• [The request]:
Return, without pictures, the lines from the start of the data through the one that contains "const AXIS = '#a6a6a6';".
#####
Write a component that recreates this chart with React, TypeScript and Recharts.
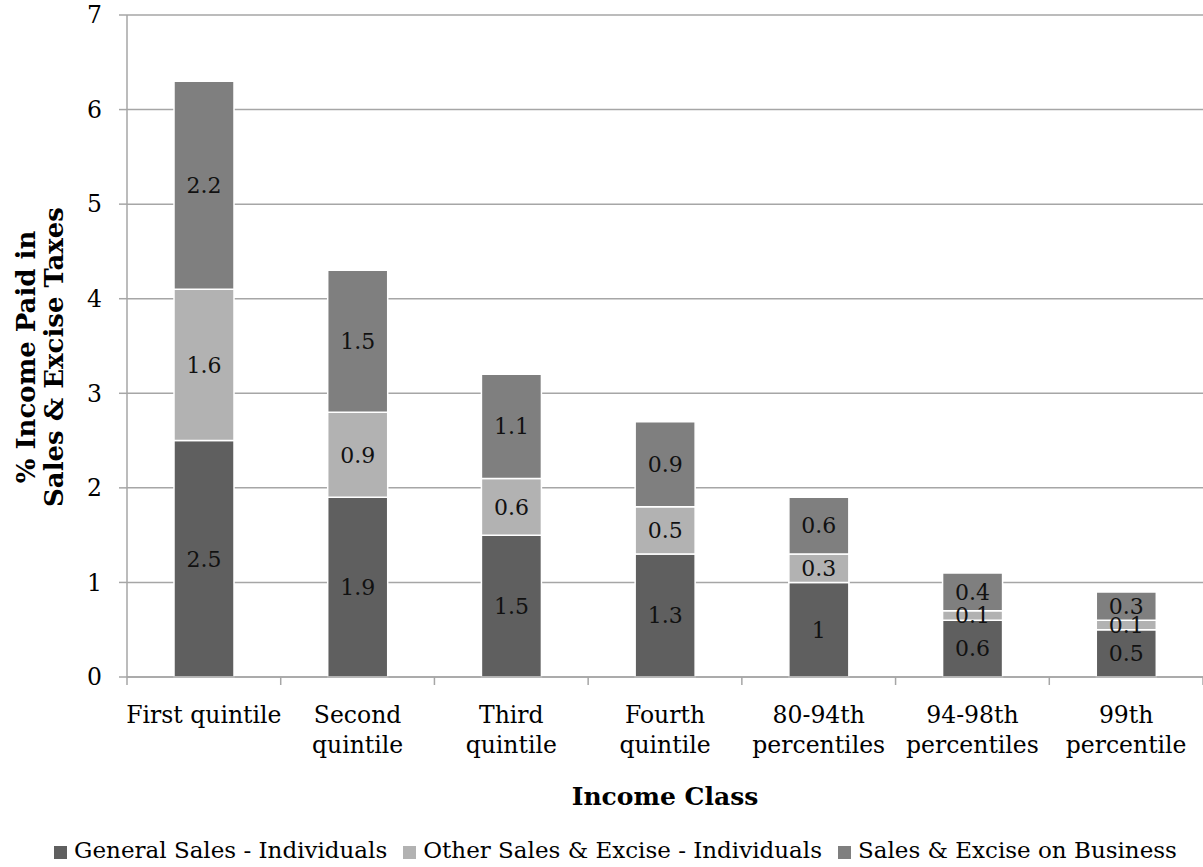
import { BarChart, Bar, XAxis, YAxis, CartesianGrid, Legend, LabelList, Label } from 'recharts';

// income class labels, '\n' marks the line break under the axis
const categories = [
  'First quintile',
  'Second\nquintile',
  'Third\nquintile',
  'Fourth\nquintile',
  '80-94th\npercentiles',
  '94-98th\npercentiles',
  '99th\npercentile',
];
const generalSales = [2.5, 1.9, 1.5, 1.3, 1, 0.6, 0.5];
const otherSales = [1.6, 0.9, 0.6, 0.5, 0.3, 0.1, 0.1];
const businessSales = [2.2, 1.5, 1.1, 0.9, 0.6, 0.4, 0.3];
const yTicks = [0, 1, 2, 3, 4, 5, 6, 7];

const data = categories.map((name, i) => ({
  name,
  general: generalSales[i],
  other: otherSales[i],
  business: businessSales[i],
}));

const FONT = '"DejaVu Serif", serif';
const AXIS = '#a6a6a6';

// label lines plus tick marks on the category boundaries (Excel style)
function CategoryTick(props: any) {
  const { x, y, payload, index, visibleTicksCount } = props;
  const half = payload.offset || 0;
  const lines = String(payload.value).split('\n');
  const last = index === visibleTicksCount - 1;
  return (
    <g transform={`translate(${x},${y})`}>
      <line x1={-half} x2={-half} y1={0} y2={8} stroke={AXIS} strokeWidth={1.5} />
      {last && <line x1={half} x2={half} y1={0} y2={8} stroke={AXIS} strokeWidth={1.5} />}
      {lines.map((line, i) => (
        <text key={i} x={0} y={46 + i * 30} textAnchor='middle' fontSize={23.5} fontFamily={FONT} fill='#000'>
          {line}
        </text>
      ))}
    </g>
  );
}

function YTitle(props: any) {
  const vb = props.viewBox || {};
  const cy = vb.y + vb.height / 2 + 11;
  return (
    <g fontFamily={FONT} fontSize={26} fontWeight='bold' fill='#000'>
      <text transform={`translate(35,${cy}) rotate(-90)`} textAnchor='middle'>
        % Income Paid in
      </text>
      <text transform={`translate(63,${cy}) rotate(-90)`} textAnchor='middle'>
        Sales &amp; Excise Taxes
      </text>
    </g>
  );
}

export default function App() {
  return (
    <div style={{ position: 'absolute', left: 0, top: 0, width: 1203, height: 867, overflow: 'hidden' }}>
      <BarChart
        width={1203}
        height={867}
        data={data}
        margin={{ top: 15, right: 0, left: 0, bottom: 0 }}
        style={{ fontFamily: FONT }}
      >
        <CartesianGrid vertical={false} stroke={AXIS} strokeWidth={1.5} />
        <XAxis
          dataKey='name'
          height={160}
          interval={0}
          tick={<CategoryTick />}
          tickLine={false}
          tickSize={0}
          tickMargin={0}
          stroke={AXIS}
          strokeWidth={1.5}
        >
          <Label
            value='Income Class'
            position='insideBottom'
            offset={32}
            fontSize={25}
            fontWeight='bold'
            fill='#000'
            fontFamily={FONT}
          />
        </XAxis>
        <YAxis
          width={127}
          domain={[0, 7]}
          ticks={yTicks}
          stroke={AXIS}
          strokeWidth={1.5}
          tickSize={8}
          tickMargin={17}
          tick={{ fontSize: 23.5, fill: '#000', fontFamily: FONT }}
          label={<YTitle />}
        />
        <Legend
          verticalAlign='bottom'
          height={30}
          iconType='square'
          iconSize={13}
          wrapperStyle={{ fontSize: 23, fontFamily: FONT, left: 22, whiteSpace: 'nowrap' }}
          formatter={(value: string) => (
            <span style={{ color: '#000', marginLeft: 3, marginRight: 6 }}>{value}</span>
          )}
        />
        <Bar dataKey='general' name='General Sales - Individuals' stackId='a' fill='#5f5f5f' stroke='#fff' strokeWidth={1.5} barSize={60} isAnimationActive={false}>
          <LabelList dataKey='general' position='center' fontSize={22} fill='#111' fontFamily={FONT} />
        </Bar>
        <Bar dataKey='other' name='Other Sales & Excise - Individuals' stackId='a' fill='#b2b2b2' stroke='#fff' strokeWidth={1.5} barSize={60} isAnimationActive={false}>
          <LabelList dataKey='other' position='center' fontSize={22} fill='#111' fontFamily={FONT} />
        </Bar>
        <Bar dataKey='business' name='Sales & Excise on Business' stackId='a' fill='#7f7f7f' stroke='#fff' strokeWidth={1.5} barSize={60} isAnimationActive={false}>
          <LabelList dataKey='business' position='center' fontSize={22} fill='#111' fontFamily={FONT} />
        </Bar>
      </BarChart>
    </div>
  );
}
#####
• [Task answer]:
Write a component that recreates this chart with React, TypeScript and Recharts.
import { BarChart, Bar, XAxis, YAxis, CartesianGrid, Legend, LabelList, Label } from 'recharts';

// income class labels, '\n' marks the line break under the axis
const categories = [
  'First quintile',
  'Second\nquintile',
  'Third\nquintile',
  'Fourth\nquintile',
  '80-94th\npercentiles',
  '94-98th\npercentiles',
  '99th\npercentile',
];
const generalSales = [2.5, 1.9, 1.5, 1.3, 1, 0.6, 0.5];
const otherSales = [1.6, 0.9, 0.6, 0.5, 0.3, 0.1, 0.1];
const businessSales = [2.2, 1.5, 1.1, 0.9, 0.6, 0.4, 0.3];
const yTicks = [0, 1, 2, 3, 4, 5, 6, 7];

const data = categories.map((name, i) => ({
  name,
  general: generalSales[i],
  other: otherSales[i],
  business: businessSales[i],
}));

const FONT = '"DejaVu Serif", serif';
const AXIS = '#a6a6a6';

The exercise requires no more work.